III. And the last point is the gifts of this indwelling Christ, — ‘ye being,’ or as the words might more accurately be translated, ‘Ye having been rooted and grounded in love.’
Where He comes He comes not empty-handed. He brings His own love, and that, consciously received, produces a corresponding and answering love in our hearts to Him. So there is no need to ask the question here whether ‘love’ means Christ’s love to me, or my love to Christ. From the nature of the case both are included — the recognition of His love and the response by mine are the result of His entering into the heart.
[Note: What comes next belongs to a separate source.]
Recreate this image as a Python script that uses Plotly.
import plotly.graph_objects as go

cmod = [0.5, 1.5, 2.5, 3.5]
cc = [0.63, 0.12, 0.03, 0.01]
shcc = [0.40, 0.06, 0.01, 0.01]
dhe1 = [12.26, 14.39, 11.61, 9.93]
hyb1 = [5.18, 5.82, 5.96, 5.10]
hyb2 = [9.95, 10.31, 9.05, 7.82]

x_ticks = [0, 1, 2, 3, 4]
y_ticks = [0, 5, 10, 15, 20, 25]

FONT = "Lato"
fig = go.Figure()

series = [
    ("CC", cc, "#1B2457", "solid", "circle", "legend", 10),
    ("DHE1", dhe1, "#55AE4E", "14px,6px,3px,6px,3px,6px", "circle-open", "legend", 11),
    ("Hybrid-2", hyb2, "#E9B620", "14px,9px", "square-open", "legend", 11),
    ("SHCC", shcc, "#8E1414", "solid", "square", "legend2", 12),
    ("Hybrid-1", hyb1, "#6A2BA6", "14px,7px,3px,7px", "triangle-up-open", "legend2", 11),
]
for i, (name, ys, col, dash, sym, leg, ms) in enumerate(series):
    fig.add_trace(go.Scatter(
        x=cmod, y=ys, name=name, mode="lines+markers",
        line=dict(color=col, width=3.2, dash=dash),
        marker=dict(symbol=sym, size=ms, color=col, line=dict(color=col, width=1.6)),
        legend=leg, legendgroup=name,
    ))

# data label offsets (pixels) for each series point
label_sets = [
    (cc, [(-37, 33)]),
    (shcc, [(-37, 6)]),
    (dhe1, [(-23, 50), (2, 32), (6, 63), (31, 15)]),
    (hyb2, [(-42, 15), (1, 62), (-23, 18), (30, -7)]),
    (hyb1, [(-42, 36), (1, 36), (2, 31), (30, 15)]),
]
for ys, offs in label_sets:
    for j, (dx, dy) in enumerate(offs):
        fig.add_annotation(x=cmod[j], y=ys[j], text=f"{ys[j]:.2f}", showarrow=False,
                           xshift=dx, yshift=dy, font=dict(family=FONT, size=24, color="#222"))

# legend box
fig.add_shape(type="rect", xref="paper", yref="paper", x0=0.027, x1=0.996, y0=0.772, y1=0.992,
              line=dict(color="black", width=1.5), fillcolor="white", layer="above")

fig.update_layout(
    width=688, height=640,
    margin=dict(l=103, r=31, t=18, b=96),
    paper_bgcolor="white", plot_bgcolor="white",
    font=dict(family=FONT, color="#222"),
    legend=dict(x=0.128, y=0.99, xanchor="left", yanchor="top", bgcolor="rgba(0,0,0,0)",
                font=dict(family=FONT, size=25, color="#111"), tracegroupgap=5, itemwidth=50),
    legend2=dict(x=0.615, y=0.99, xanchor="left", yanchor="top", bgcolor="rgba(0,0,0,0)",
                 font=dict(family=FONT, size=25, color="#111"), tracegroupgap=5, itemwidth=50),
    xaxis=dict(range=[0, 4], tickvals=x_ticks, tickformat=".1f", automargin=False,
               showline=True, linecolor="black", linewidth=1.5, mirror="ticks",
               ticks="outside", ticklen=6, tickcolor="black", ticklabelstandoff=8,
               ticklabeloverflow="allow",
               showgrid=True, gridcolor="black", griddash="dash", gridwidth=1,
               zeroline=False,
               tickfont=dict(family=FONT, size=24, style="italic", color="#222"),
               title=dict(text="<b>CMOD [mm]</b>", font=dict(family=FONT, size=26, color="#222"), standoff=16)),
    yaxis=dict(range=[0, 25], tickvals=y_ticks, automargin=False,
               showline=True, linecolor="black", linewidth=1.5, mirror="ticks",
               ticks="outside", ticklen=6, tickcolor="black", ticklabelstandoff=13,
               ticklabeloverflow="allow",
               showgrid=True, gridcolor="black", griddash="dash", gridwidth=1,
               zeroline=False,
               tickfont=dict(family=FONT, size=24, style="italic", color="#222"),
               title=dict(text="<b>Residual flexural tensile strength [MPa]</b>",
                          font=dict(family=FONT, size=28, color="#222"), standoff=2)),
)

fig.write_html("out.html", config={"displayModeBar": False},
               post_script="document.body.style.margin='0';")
This love, the recognition of His and the response by mine, is represented in a lovely double metaphor in these words as being at once the soil in which our lives are rooted and grow, and the foundation on which our lives are built and are steadfast.
There is no need to enlarge upon these two things, but let me just touch them for a moment. Where Christ abides in a man’s heart, love will be the very soil in which his life will be rooted and grow. That love will be the motive of all service, it will underlie, as its productive cause, all fruitfulness. All goodness and all beauty will be its fruit. The whole life will be as a tree planted in this rich soil. And so the life will grow not by effort only, but as by an inherent power drawing its nourishment from the soil. This is blessedness. It is heaven upon earth that love should be the soil in which our obedience is rooted, and from which we draw all the nutriment that turns to flowers and fruit.
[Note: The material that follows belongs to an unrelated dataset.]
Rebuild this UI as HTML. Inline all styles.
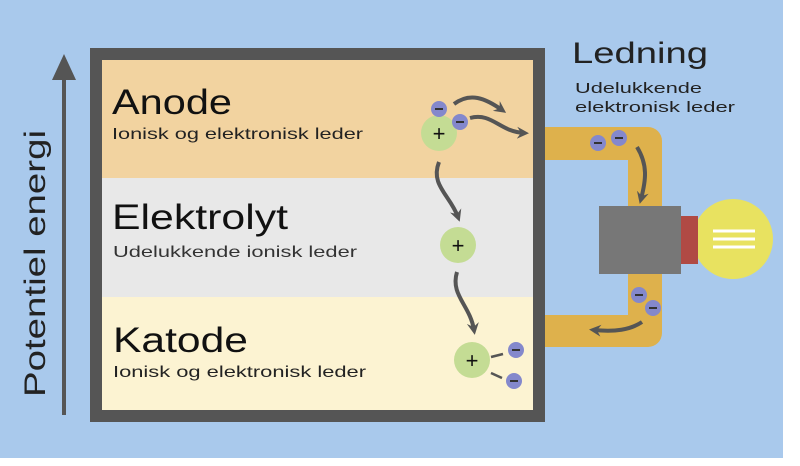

Where Christ dwells in the heart, love will be the foundation upon which our lives are builded steadfast and sure. The blessed consciousness of His love, and the joyful answer of my heart to it, may become the basis upon which my whole being shall repose, the underlying thought that gives security, serenity, steadfastness to my else fluctuating life. I may so plant myself upon Him, as that in Him I shall be strong, and then my life will not only grow like a tree and have its leaf green and broad, and its fruit the natural outcome of its vitality, but it will rise like some stately building, course by course, pillar by pillar, until at last the shining topstone is set there. He that buildeth on that foundation shall never be confounded.
For, remember that, deepest of all, the words of my text may mean that the Incarnate Personal Love becomes the very soil in which my life is set and blossoms, on which my life is founded.
‘Thou, my Life, O let me be
Rooted, grafted, built in Thee.’
Christ is Love, and Love is Christ. He that is rooted and grounded in love has the roots of his being, and the foundation of his life fixed and fastened in that Lord.
So, dear brethren, go to Christ like those two on the road to Emmaus; and as Fra Angelico has painted them on his convent wall, put out your hands and lay them on His, and say, ‘Abide with us. Abide with us!’ And the answer will come: — ‘This is my rest for ever; here’ — mystery of love! — ‘will I dwell, for I have desired it,’ even the narrow room of your poor heart.